Category: Chapters

  • Chapter 101: How to work 15-hour days for a week straight

    Headphones are the lazy man’s light wool hat.

    The security guards had congregated outside of the office building across the campus from mine to smoke cigarettes and talk loudly about pedestrian affairs. I had just spent an ungodly amount of time reading research papers and my mind was operating on a plane of existence incongruous with that of the common folk. The fresh air helped a little.

    It had been easy to put myself in this situation, and increasingly hard to get myself out of it. The sum of our work is due at the end of each quarter, and the quarter was in five days. I had a lot of work to do. Why had I waited until the last minute? First, prepare an office with unrestricted internet access and a door that closes. Second, throw in equal parts of the following two websites and let the pot simmer for three months:

    1. reddit.com
    2. Wikipedia

    The research papers I was working through weren’t saying with what I needed them to say to make the argument I wanted to make. I was looking for a specific idea phrased in a specific way that was published more than a specific number of years ago. The going was tough.

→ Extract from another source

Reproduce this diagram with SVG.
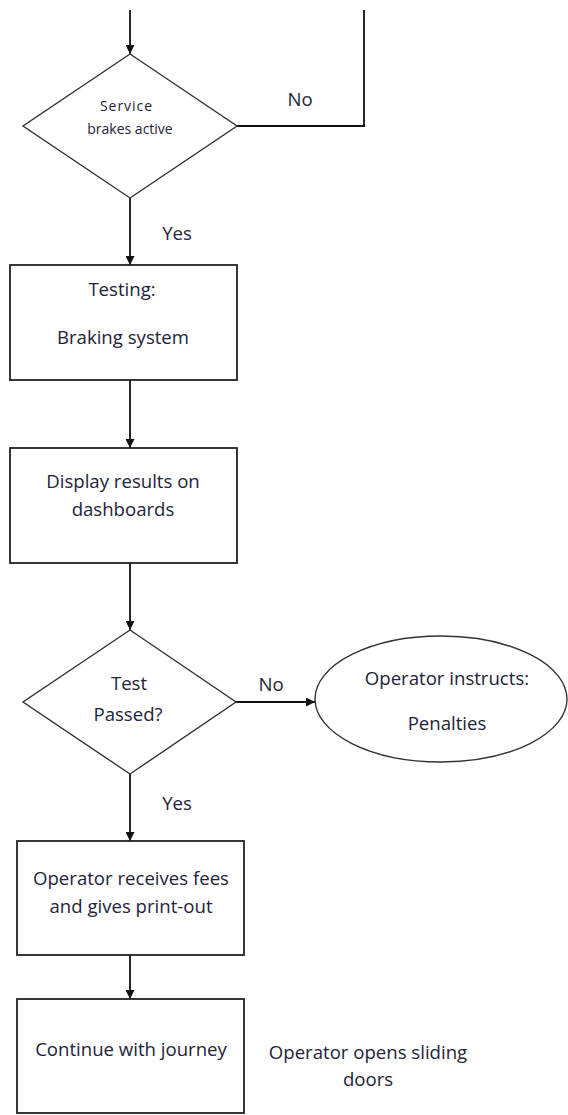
<svg xmlns="http://www.w3.org/2000/svg" width="568" height="1115" viewBox="0 0 568 1115">
<style>
.n{fill:#fff;stroke:#222;stroke-width:1.8}
.d{fill:#fff;stroke:#333;stroke-width:1.4}
.c{fill:none;stroke:#111;stroke-width:1.8}
text{font-family:"Open Sans","Liberation Sans",sans-serif;font-size:18.6px;fill:#23233a;text-anchor:middle;dominant-baseline:central}
.s{font-size:14px}
</style>
<defs>
<marker id="ah" viewBox="0 0 10 10" refX="10" refY="5" markerWidth="9" markerHeight="9" markerUnits="userSpaceOnUse" orient="auto">
<path d="M0,0 L10,5 L0,10 z" fill="#111"/>
</marker>
</defs>
<rect width="568" height="1115" fill="#fff"/>
<g id="connectors">
<line class="c" x1="130" y1="10" x2="130" y2="54" marker-end="url(#ah)"/>
<polyline class="c" points="237,126 364,126 364,10"/>
<line class="c" x1="130" y1="198" x2="130" y2="265" marker-end="url(#ah)"/>
<line class="c" x1="130" y1="380" x2="130" y2="448" marker-end="url(#ah)"/>
<line class="c" x1="130" y1="563" x2="130" y2="630" marker-end="url(#ah)"/>
<line class="c" x1="236" y1="702" x2="315" y2="702" marker-end="url(#ah)"/>
<line class="c" x1="130" y1="774" x2="130" y2="841" marker-end="url(#ah)"/>
<line class="c" x1="130" y1="955" x2="130" y2="999" marker-end="url(#ah)"/>
<text x="300" y="98">No</text>
<text x="177" y="232">Yes</text>
<text x="271" y="683">No</text>
<text x="177" y="802">Yes</text>
</g>
<g id="service-brakes">
<polygon class="d" points="130,54 237,126 130,198 23,126"/>
<text class="s" x="126" y="105" textLength="52" lengthAdjust="spacing">Service</text>
<text class="s" x="130" y="128">brakes active</text>
</g>
<g id="testing">
<rect class="n" x="10" y="265" width="227" height="115"/>
<text x="122" y="288">Testing:</text>
<text x="123" y="336">Braking system</text>
</g>
<g id="display">
<rect class="n" x="10" y="448" width="227" height="115"/>
<text x="123" y="480">Display results on</text>
<text x="123" y="508">dashboards</text>
</g>
<g id="test-passed">
<polygon class="d" points="130,630 236,702 130,774 23,702"/>
<text x="129" y="682">Test</text>
<text x="128" y="713">Passed?</text>
</g>
<g id="penalties">
<ellipse class="d" cx="441" cy="699" rx="126" ry="63"/>
<text x="447" y="677">Operator instructs:</text>
<text x="447" y="722">Penalties</text>
</g>
<g id="fees">
<rect class="n" x="17" y="841" width="227" height="114"/>
<text x="131" y="877">Operator receives fees</text>
<text x="131" y="905">and gives print-out</text>
</g>
<g id="continue">
<rect class="n" x="17" y="999" width="227" height="114"/>
<text x="131" y="1048">Continue with journey</text>
</g>
<g id="sliding-doors">
<text x="368" y="1051">Operator opens sliding</text>
<text x="368" y="1078">doors</text>
</g>
</svg>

    I wasn’t done by any stretch of the imagination, but I was feeling worn out and intellectually drained. My rationale was that I couldn’t do any more good work if I wasn’t well rested, so I should go home and sleep. It certainly sounded convenient. I was about five minutes away from the office when I finally stopped walking. A thought had started to weasel it’s way into my brain of such a variety that no amount of rationalizing could convince me to continue.

    This wasn’t walking home, this was conceding.

    Games were a major part of my life as a youngster, and all the stupid philosophizing that I do now about random things I also did then. At the time it was about vastly important things like Magic the Gathering. In Magic, at the beginning of your turn you draw a card (the pedant in me just died not qualifying that). You could have a completely hopeless situation on the board, but at the beginning of your turn you still get that one card, that one card that could change everything and turn the game around. This lead to a mantra of mine that I use to this day:

    If the only way to win the game is to draw the card you need next turn, you have to assume that you’ll draw that card.

    Walking home was about getting crappy draws. The situation wasn’t hopeless, I was just frustrated because the cards on the table weren’t the cards I needed and it felt like the clock was running out.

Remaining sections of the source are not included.